Safe path to school key for CPS students

March 26, 2013 2:59:37 AM PDT
An effort is under way to make sure Chicago Public Schools students who will change schools next year because of closings will have a safe route to and from school each day.

Some will be forced to travel through unsafe neighborhoods and rival gang territories to get to class.

Robert Emmet Academy has stood at Madison and Central for generations. It is set to close. Half its students are to go a few blocks north to Duke Ellington.

Francis Scott Key has stood for generations. It is set to close. All of its students will go a few blocks south to Ellington.

Jimmy Cole is a fourth grader at Key. His grandmother usually walks with him a short distance to his school. "Now with Key shutting down, she's got to walk all the way to Duke Ellington," Cole said. "So that's a bit of a walk."

For Jimmy and fellow students from Key, the trip to Ellington will take them literally to the other side of the tracks - under viaducts, across busy streets.

"CPS has to show us a plan that reassures parents that the kids will be safe," 29th Ward Alderman Deborah Graham said.

The Alderman says that for all the kids coming to Ellington which could have as many as 900 students, safe passage is not so much about gang turf as it is about distance, and traffic, and change.

The CPS plan is to double the amount of money spent on the existing safe passage program - expanding the patrols of radio equipped parents and paid volunteers who are to give their watchful eyes to students. Graham thinks they should be on every block.

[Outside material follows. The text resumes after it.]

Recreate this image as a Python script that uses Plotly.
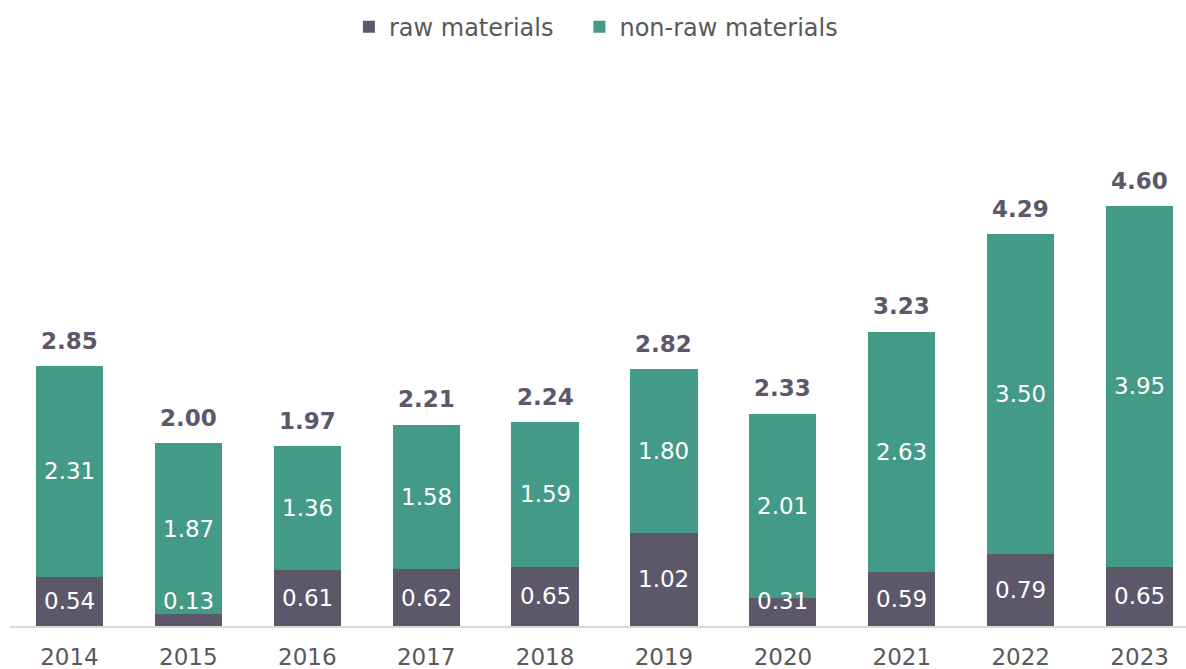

"We want to make sure the people participating are people from the community. We don't want to see people in the safe passage who are not from the community," Graham said.

CPS has a framework for the safe passage effort, but different schools have different needs, so the details - who's in the program, where are they stationed, what gear are they issued, what kind of added police protection is needed are details still being developed.

"Long before September we're going to have a good plan in place as we do right now and we'll be able to do it," Chicago Police Department Superintendent Garry McCarthy said.

Some of those Safe Passage details will take greater shape in April when community meetings are planned for each of the schools proposed for closing.

Whether or not the final closing plan changes, it's apparent from the number of consolidations that a lot more people will be needed for the safe passage effort, and that's part of what's being worked on now.